Photographing The Sky

Article on how to photograph the sky well

Photographing the sky isn’t as easy as it looks.  More often than not, the sky appears washed out and dull in photographs.  The first key to any shot that includes the sky is to make sure there are clouds in the  image.  Without clouds, the sky will be dull no matter what.

Take a look at this first, un-processed picture from Cuzco, Peru.  It was a beautiful sunny day and the orange brick, bright blue sky and expansive clouds were perfect:

photographing the sky

RAW image

Prior to post-processing, the image was flat and dull.  Now, reducing the Highlights slider, and increasing the saturation and vibrance gave me this picture:

photographing the sky


I have found that post-processing images with an application like Adobe Lightroom can really help enhance how the sky appears.  Using Lightroom 4, I find that toning down the “Highlights” slider really brings contrast to the sky, eliminating the washed out look.  Increasing “Clarity” draws attention to clouds in the sky as well.  Of course using the “Vibrance” and “Saturation” sliders can make any blue really stand out, just make sure it doesn’t do it too much because then the image looks over processed and fake.

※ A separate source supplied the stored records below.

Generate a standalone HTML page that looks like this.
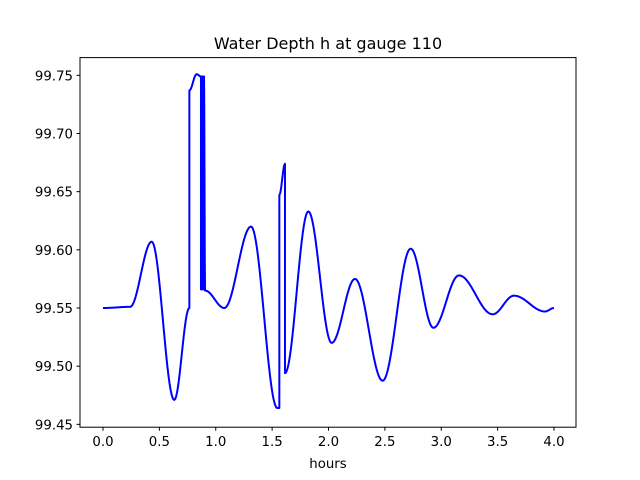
<!DOCTYPE html>
<html><head><meta charset="utf-8"><style>
body{margin:0;background:#fff}
svg{display:block;font-family:"DejaVu Sans","Liberation Sans",sans-serif}
</style></head><body>
<svg id="chart" width="640" height="480" viewBox="0 0 640 480">
<rect x="0" y="0" width="640" height="480" fill="#fff"/>
<text x="328" y="49" text-anchor="middle" font-size="16">Water Depth h at gauge 110</text>
<text x="328" y="468" text-anchor="middle" font-size="13.3">hours</text>
<g id="ticks"></g>
<path id="line" fill="none" stroke="#0000ff" stroke-width="2" stroke-linejoin="round"/>
<rect x="80" y="57.6" width="496" height="369.6" fill="none" stroke="#000" stroke-width="1"/>
</svg>
<script>
const times = [0,0.24,0.432,0.632,0.766,0.766,0.83,0.869,0.869,0.878,0.878,0.887,0.887,0.896,0.896,0.905,1.076,1.313,1.546,1.564,1.564,1.614,1.614,1.821,2.028,2.235,2.48,2.729,2.93,3.157,3.456,3.645,3.92,4.0];
const depths = [99.55,99.551,99.607,99.471,99.55,99.737,99.751,99.749,99.566,99.566,99.749,99.749,99.566,99.566,99.749,99.565,99.55,99.620,99.464,99.464,99.647,99.674,99.494,99.633,99.520,99.575,99.4875,99.601,99.533,99.578,99.5446,99.5606,99.547,99.55];
const xTicks = [0,0.5,1,1.5,2,2.5,3,3.5,4];
const xTickLabels = ["0.0","0.5","1.0","1.5","2.0","2.5","3.0","3.5","4.0"];
const yTicks = [99.45,99.5,99.55,99.6,99.65,99.7,99.75];
const yTickLabels = ["99.45","99.50","99.55","99.60","99.65","99.70","99.75"];

const X0=103, XS=112.75, Y0=308, YS=1163.4;
function xs(t){return X0+t*XS;}
function ys(h){return Y0-(h-99.55)*YS;}

const NS="http://www.w3.org/2000/svg";
const g=document.getElementById('ticks');
xTicks.forEach((t,i)=>{
  const l=document.createElementNS(NS,'line');
  
  
  l.setAttribute('x1',xs(t));l.setAttribute('x2',xs(t));
  l.setAttribute('y1',427.2);l.setAttribute('y2',430.7);
  l.setAttribute('stroke','#000');
  g.appendChild(l);
  const tx=document.createElementNS(NS,'text');
  
  
  tx.setAttribute('x',xs(t));tx.setAttribute('y',446);
  tx.setAttribute('text-anchor','middle');tx.setAttribute('font-size','13.3');
  tx.textContent=xTickLabels[i];
  g.appendChild(tx);
});
yTicks.forEach((v,i)=>{
  const l=document.createElementNS(NS,'line');
  
  
  l.setAttribute('x1',76.5);l.setAttribute('x2',80);
  l.setAttribute('y1',ys(v));l.setAttribute('y2',ys(v));
  l.setAttribute('stroke','#000');
  g.appendChild(l);
  const tx=document.createElementNS(NS,'text');
  
  
  tx.setAttribute('x',73);tx.setAttribute('y',ys(v)+5);
  tx.setAttribute('text-anchor','end');tx.setAttribute('font-size','13.3');
  tx.textContent=yTickLabels[i];
  g.appendChild(tx);
});

let d='M'+xs(times[0]).toFixed(2)+' '+ys(depths[0]).toFixed(2);
for(let i=1;i<times.length;i++){
  const t0=times[i-1],t1=times[i],h0=depths[i-1],h1=depths[i];
  if(t1===t0){d+=' L'+xs(t1).toFixed(2)+' '+ys(h1).toFixed(2);continue;}
  const n=Math.max(4,Math.round((t1-t0)*120));
  for(let k=1;k<=n;k++){
    const f=k/n, s=(1-Math.cos(Math.PI*f))/2;
    d+=' L'+xs(t0+(t1-t0)*f).toFixed(2)+' '+ys(h0+(h1-h0)*s).toFixed(2);
  }
}
document.getElementById('line').setAttribute('d',d);
</script>
</body></html>
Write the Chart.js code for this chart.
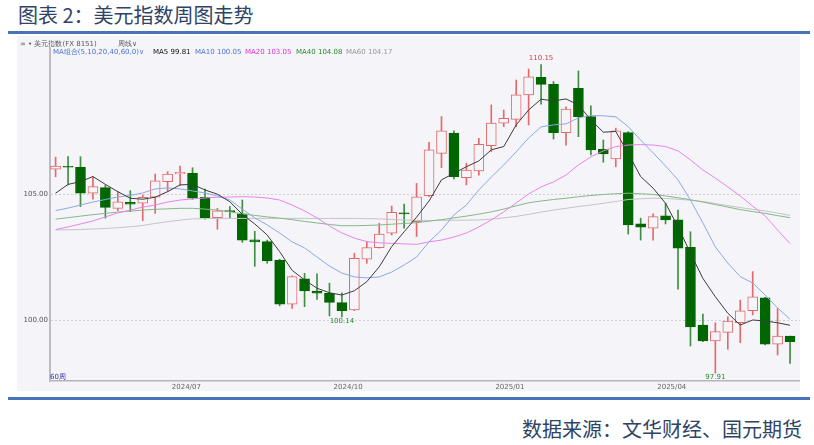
<!DOCTYPE html>
<html>
<head>
<meta charset="utf-8">
<script src="https://cdn.jsdelivr.net/npm/chart.js@4.4.1/dist/chart.umd.min.js"></script>
<style>
    html, body { margin: 0; padding: 0; background: #fff; }
    body { width: 814px; height: 445px; position: relative; overflow: hidden; font-family: "DejaVu Sans", sans-serif; }
    .title { position: absolute; left: 18px; top: 1px; font-size: 20px; line-height: 28px; font-family: "Noto Sans CJK SC", sans-serif; color: #2e4466; white-space: nowrap; }
    .rule { position: absolute; left: 8px; width: 802px; height: 3px; background: #4a72b8; }
    .panel { position: absolute; left: 17px; top: 36px; width: 783px; height: 355px; background: #f4f4f9; }
    .small { position: absolute; font-size: 7px; line-height: 9px; white-space: nowrap; }
    .source { position: absolute; right: 12px; top: 415px; font-size: 20px; line-height: 28px; font-family: "Noto Sans CJK SC", sans-serif; color: #2e4466; white-space: nowrap; }
    #chartWrap { position: absolute; left: 17px; top: 36px; width: 783px; height: 355px; }
</style>
</head>
<body>
<div class="title">图表 2：美元指数周图走势</div>
<div class="rule" style="top:31px"></div>
<div class="panel"></div>
<div id="chartWrap"><canvas id="dxyChart" width="783" height="355"></canvas></div>
<div class="small" style="left:20px; top:39.5px; color:#555">∞ • 美元指数(FX 8151)</div>
<div class="small" style="left:118px; top:39.5px; color:#555">周线∨</div>
<div id="maLegend"></div>
<div class="small" style="left:50px; top:372.5px; color:#3535a8">60周</div>
<div class="rule" style="top:397px"></div>
<div class="source">数据来源：文华财经、国元期货</div>

<script>
// Weekly bars (Monday of each week)
const weeks = [
    '2024-04-15', '2024-04-22', '2024-04-29', '2024-05-06', '2024-05-13', '2024-05-20', '2024-05-27',
    '2024-06-03', '2024-06-10', '2024-06-17', '2024-06-24', '2024-07-01', '2024-07-08', '2024-07-15',
    '2024-07-22', '2024-07-29', '2024-08-05', '2024-08-12', '2024-08-19', '2024-08-26', '2024-09-02',
    '2024-09-09', '2024-09-16', '2024-09-23', '2024-09-30', '2024-10-07', '2024-10-14', '2024-10-21',
    '2024-10-28', '2024-11-04', '2024-11-11', '2024-11-18', '2024-11-25', '2024-12-02', '2024-12-09',
    '2024-12-16', '2024-12-23', '2024-12-30', '2025-01-06', '2025-01-13', '2025-01-20', '2025-01-27',
    '2025-02-03', '2025-02-10', '2025-02-17', '2025-02-24', '2025-03-03', '2025-03-10', '2025-03-17',
    '2025-03-24', '2025-03-31', '2025-04-07', '2025-04-14', '2025-04-21', '2025-04-28', '2025-05-05',
    '2025-05-12', '2025-05-19', '2025-05-26', '2025-06-02'
];

const opens = [
    106.00, 106.12, 106.08, 105.05, 105.27, 104.45, 104.69, 104.65, 104.89, 105.51,
    105.81, 105.84, 104.89, 104.08, 104.36, 104.23, 103.20, 103.13, 102.40, 100.65,
    101.65, 101.17, 101.08, 100.71, 100.42, 102.43, 102.89, 103.46, 104.27, 103.92,
    104.95, 106.63, 107.43, 105.67, 105.93, 106.94, 107.83, 107.98, 108.95, 109.65,
    109.37, 107.45, 109.21, 108.09, 106.79, 106.41, 107.45, 103.83, 103.66, 104.15,
    103.99, 102.90, 99.82, 99.19, 99.53, 99.91, 100.39, 100.90, 99.06, 99.38
];
const highs = [
    106.48, 106.50, 106.50, 105.71, 105.38, 105.11, 105.15, 104.98, 105.81, 105.90,
    106.13, 106.06, 105.21, 104.45, 104.52, 104.78, 103.54, 103.19, 102.43, 101.77,
    101.87, 101.85, 101.48, 101.10, 102.67, 103.13, 103.86, 104.54, 104.62, 105.44,
    107.07, 108.09, 107.52, 106.24, 107.23, 108.55, 108.35, 109.54, 109.98, 110.15,
    109.48, 108.48, 109.90, 108.52, 107.16, 107.63, 107.49, 104.06, 104.23, 104.65,
    104.38, 103.52, 100.25, 99.91, 100.15, 100.81, 101.94, 100.92, 100.48, 99.38
];
const lows = [
    105.70, 105.38, 104.52, 104.81, 104.06, 104.36, 104.32, 103.96, 104.25, 105.11,
    105.35, 104.81, 104.02, 103.62, 104.06, 103.10, 102.15, 102.27, 100.58, 100.48,
    100.55, 100.84, 100.18, 100.14, 100.39, 102.27, 102.87, 103.39, 103.66, 103.33,
    104.91, 106.06, 105.62, 105.38, 105.77, 106.70, 107.69, 107.69, 107.76, 108.58,
    107.20, 106.96, 107.29, 106.57, 106.28, 106.10, 103.43, 103.19, 103.19, 103.83,
    101.24, 98.99, 99.16, 97.91, 98.86, 99.12, 100.22, 99.03, 98.63, 98.30
];
const closes = [
    106.13, 106.08, 105.05, 105.31, 104.49, 104.71, 104.61, 104.89, 105.54, 105.81,
    105.88, 104.85, 104.08, 104.35, 104.32, 103.19, 103.12, 102.36, 100.65, 101.74,
    101.17, 101.08, 100.72, 100.39, 102.47, 102.89, 103.43, 104.29, 104.23, 104.91,
    106.77, 107.52, 105.71, 105.97, 106.99, 107.83, 108.02, 108.95, 109.67, 109.37,
    107.45, 108.39, 108.09, 106.77, 106.61, 107.52, 103.79, 103.70, 104.12, 103.99,
    102.87, 99.75, 99.19, 99.56, 99.98, 100.38, 100.94, 99.06, 99.38, 99.16
];

// Moving averages as they appear on the chart
const ma5 = [
    105.05, 105.40, 105.51, 105.71, 105.40, 105.11, 104.85, 104.81, 104.89, 105.11,
    105.38, 105.40, 105.18, 105.01, 104.71, 104.21, 103.83, 103.39, 102.73, 101.99,
    101.61, 101.28, 101.10, 101.01, 101.18, 101.54, 102.13, 102.93, 103.52, 104.10,
    104.74, 105.58, 105.84, 106.10, 106.33, 106.77, 106.90, 107.76, 108.35, 108.78,
    108.71, 108.79, 108.55, 107.96, 107.47, 107.50, 106.63, 105.71, 105.25, 104.65,
    103.72, 102.67, 101.67, 100.94, 100.29, 99.82, 100.02, 99.98, 99.91, 99.81
];
const ma10 = [
    104.36, 104.46, 104.58, 104.70, 104.80, 104.90, 104.96, 105.06, 105.22, 105.26,
    105.22, 105.14, 105.06, 104.94, 104.78, 104.42, 104.07, 103.79, 103.47, 103.12,
    102.88, 102.52, 102.16, 101.88, 101.73, 101.69, 101.73, 101.92, 102.20, 102.52,
    103.12, 103.59, 104.19, 104.58, 105.18, 105.69, 106.17, 106.69, 107.24, 107.68,
    107.76, 107.80, 108.04, 108.13, 108.12, 108.08, 107.69, 107.16, 106.65, 106.13,
    105.58, 104.78, 103.87, 102.92, 102.28, 101.74, 101.49, 101.01, 100.50, 100.05
];
const ma20 = [
    103.61, 103.71, 103.83, 103.95, 104.11, 104.27, 104.38, 104.50, 104.58, 104.70,
    104.78, 104.82, 104.86, 104.89, 104.90, 104.91, 104.90, 104.86, 104.78, 104.58,
    104.35, 104.07, 103.75, 103.47, 103.27, 103.13, 103.08, 103.06, 103.04, 103.02,
    103.12, 103.19, 103.31, 103.47, 103.71, 103.99, 104.31, 104.66, 105.02, 105.30,
    105.50, 105.77, 106.17, 106.49, 106.73, 106.90, 106.96, 106.98, 106.96, 106.90,
    106.73, 106.37, 105.97, 105.65, 105.30, 104.94, 104.54, 104.15, 103.59, 103.05
];
const ma40 = [
    104.02, 104.08, 104.14, 104.20, 104.25, 104.30, 104.34, 104.38, 104.41, 104.43,
    104.45, 104.45, 104.42, 104.38, 104.31, 104.23, 104.17, 104.11, 104.06, 104.00,
    103.93, 103.87, 103.81, 103.76, 103.76, 103.77, 103.79, 103.82, 103.85, 103.88,
    103.94, 104.00, 104.07, 104.14, 104.22, 104.31, 104.42, 104.55, 104.67, 104.74,
    104.80, 104.85, 104.91, 104.96, 105.00, 105.03, 105.05, 105.03, 105.00, 104.94,
    104.87, 104.79, 104.70, 104.60, 104.50, 104.40, 104.32, 104.25, 104.16, 104.08
];
const ma60 = [
    103.59, 103.60, 103.61, 103.63, 103.65, 103.68, 103.72, 103.77, 103.85, 103.92,
    103.98, 104.03, 104.04, 104.05, 104.05, 104.05, 104.05, 104.05, 104.05, 104.05,
    104.05, 104.05, 104.05, 104.05, 104.05, 104.04, 104.03, 104.01, 103.99, 103.97,
    103.97, 103.97, 103.98, 103.98, 103.99, 104.02, 104.07, 104.13, 104.21, 104.30,
    104.38, 104.45, 104.52, 104.58, 104.65, 104.72, 104.80, 104.83, 104.85, 104.84,
    104.81, 104.77, 104.72, 104.64, 104.56, 104.48, 104.41, 104.35, 104.26, 104.17
];

const yTicks = [100, 105];
const peakBars = [40];       // 1-based bar numbers with a high label
const troughBars = [24, 54]; // 1-based bar numbers with a low label

const UP = '#e26a6a';
const DOWN = '#006600';
const DOWN_WICK = '#3f8f3f';
const PANEL = '#f4f4f9';

const maSeries = [
    { name: 'MA5', data: ma5, color: '#3c3c3c', text: '#111' },
    { name: 'MA10', data: ma10, color: '#8ea8e2', text: '#4a74d0' },
    { name: 'MA20', data: ma20, color: '#e884ea', text: '#e030d8' },
    { name: 'MA40', data: ma40, color: '#86b886', text: '#2a8a2a' },
    { name: 'MA60', data: ma60, color: '#c4c4c8', text: '#999' }
];

// MA legend strip
const legendPos = [153, 195, 245, 296, 346];
let legendHTML = '<div class="small" style="left:53px; top:48px; color:#4a74d0">MA组合(5,10,20,40,60,0)∨</div>';
maSeries.forEach((m, i) => {
    const last = m.data[m.data.length - 1];
    legendHTML += `<div class="small" style="left:${legendPos[i]}px; top:48px; color:${m.text}">${m.name} ${last.toFixed(2)}</div>`;
});
document.getElementById('maLegend').innerHTML = legendHTML;

// Quarter labels sit between the last week of a quarter and the first week of the next
function weekEnd(d) {
    const t = new Date(d + 'T00:00:00Z');
    t.setUTCDate(t.getUTCDate() + 4);
    return t;
}
const xTicks = [];
for (let i = 1; i < weeks.length; i++) {
    const a = weekEnd(weeks[i - 1]);
    const b = weekEnd(weeks[i]);
    if (a.getUTCMonth() !== b.getUTCMonth() && b.getUTCMonth() % 3 === 0) {
        xTicks.push({ value: i + 0.5, text: b.getUTCFullYear() + '/' + String(b.getUTCMonth() + 1).padStart(2, '0') });
    }
}

const isUp = closes.map((c, i) => c >= opens[i]);

const bodyData = weeks.map((w, i) => ({ x: i + 1, y: [opens[i], closes[i]] }));
const wickData = weeks.map((w, i) => ({ x: i + 1, y: [lows[i], highs[i]] }));

// Labels for the extreme high / lows
const extremeLabels = {
    id: 'extremeLabels',
    afterDatasetsDraw(chart) {
        const { ctx, scales: { x, y } } = chart;
        ctx.save();
        ctx.font = '7px "DejaVu Sans"';
        ctx.textAlign = 'center';
        ctx.fillStyle = '#d04848';
        ctx.textBaseline = 'bottom';
        peakBars.forEach(n => {
            ctx.fillText(highs[n - 1].toFixed(2), x.getPixelForValue(n), y.getPixelForValue(highs[n - 1]) - 3);
        });
        ctx.fillStyle = '#2a8a2a';
        ctx.textBaseline = 'top';
        troughBars.forEach(n => {
            ctx.fillText(lows[n - 1].toFixed(2), x.getPixelForValue(n), y.getPixelForValue(lows[n - 1]) + 1);
        });
        ctx.restore();
    }
};

Chart.defaults.font.family = '"DejaVu Sans", sans-serif';

new Chart(document.getElementById('dxyChart'), {
    type: 'bar',
    data: {
        datasets: [
            ...maSeries.map(m => ({
                type: 'line',
                label: m.name,
                data: m.data.map((v, i) => ({ x: i + 1, y: v })),
                borderColor: m.color,
                borderWidth: 1,
                pointRadius: 0,
                tension: 0,
                order: 0
            })),
            {
                label: 'body',
                data: bodyData,
                grouped: false,
                barThickness: 10,
                backgroundColor: isUp.map(u => u ? PANEL : DOWN),
                borderColor: isUp.map(u => u ? UP : DOWN),
                borderWidth: 1,
                borderSkipped: false,
                order: 1
            },
            {
                label: 'wick',
                data: wickData,
                grouped: false,
                barThickness: 1,
                backgroundColor: isUp.map(u => u ? UP : DOWN_WICK),
                borderWidth: 0,
                order: 2
            }
        ]
    },
    options: {
        responsive: false,
        animation: false,
        devicePixelRatio: 1,
        layout: { padding: { top: 12, right: 0, left: 0, bottom: 0 } },
        plugins: {
            legend: { display: false },
            tooltip: { enabled: false }
        },
        scales: {
            x: {
                type: 'linear',
                min: 0.55,
                max: 60.8,
                offset: false,
                grid: { display: false, drawTicks: false },
                border: { color: '#b4b4bc', width: 1.5 },
                afterBuildTicks: s => { s.ticks = xTicks.map(t => ({ value: t.value, text: t.text })); },
                afterFit: s => { s.height = 10; },
                ticks: {
                    autoSkip: false,
                    maxRotation: 0,
                    padding: 2,
                    color: '#666',
                    font: { size: 7 },
                    callback: (v, i, ticks) => ticks[i].text
                }
            },
            y: {
                min: 97.6,
                max: 110.81,
                grid: { color: '#cfcfd6', drawTicks: false },
                border: { color: '#bcbcc4', width: 2, dash: [2, 2] },
                afterBuildTicks: s => { s.ticks = yTicks.map(v => ({ value: v })); },
                afterFit: s => { s.width = 33; },
                ticks: {
                    padding: 2,
                    color: '#555',
                    font: { size: 7 },
                    callback: v => v.toFixed(2)
                }
            }
        }
    },
    plugins: [extremeLabels]
});
</script>
</body>
</html>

But post-processing isn’t the only way to enhance the sky.  Often, the sky is washed out because in the image, the sky is the area from which the most light originates.  This makes the sky the first to become over exposed as the camera seeks to provide appropriate exposure to the entire image including, generally, the darker foreground.  To combat this, you can use a graduated neutral density filter.

A graduated neutral density filter is a neutral density filter with a twist.  While a neutral density filter has an even distribution, a graduated neutral density filter at one end is completely clear, with a graduation of the filter intensity towards the other end.  With the filter portion pointed “north” and the clear portion “south” a graduated neutral density filter will prevent the sky from becoming over exposed at the expense of foreground exposure.  Certain graduated neutral density filters are colored, to further accentuate the sky itself.  Orange or yellow filters will help bring out the colors of sunset.

Graduated neutral density filters are classified as either having a soft or hard edge.  With a soft edge, the neutral density portion of the filter gradually fades into nothing.  With a hard edge, there is an abrupt line between the filter portion and non-filter portion.  Use a soft edge when the horizon line is uneven and a hard edge for a dead straight and even skyline.

Lastly, another trick to consider when photographing the sky is to use a very long exposure.  You’ll almost certainly need a 10-stop neutral density filter if shooting during the day, but by lengthening the exposure time, you’ll capture clouds as they move across the sky.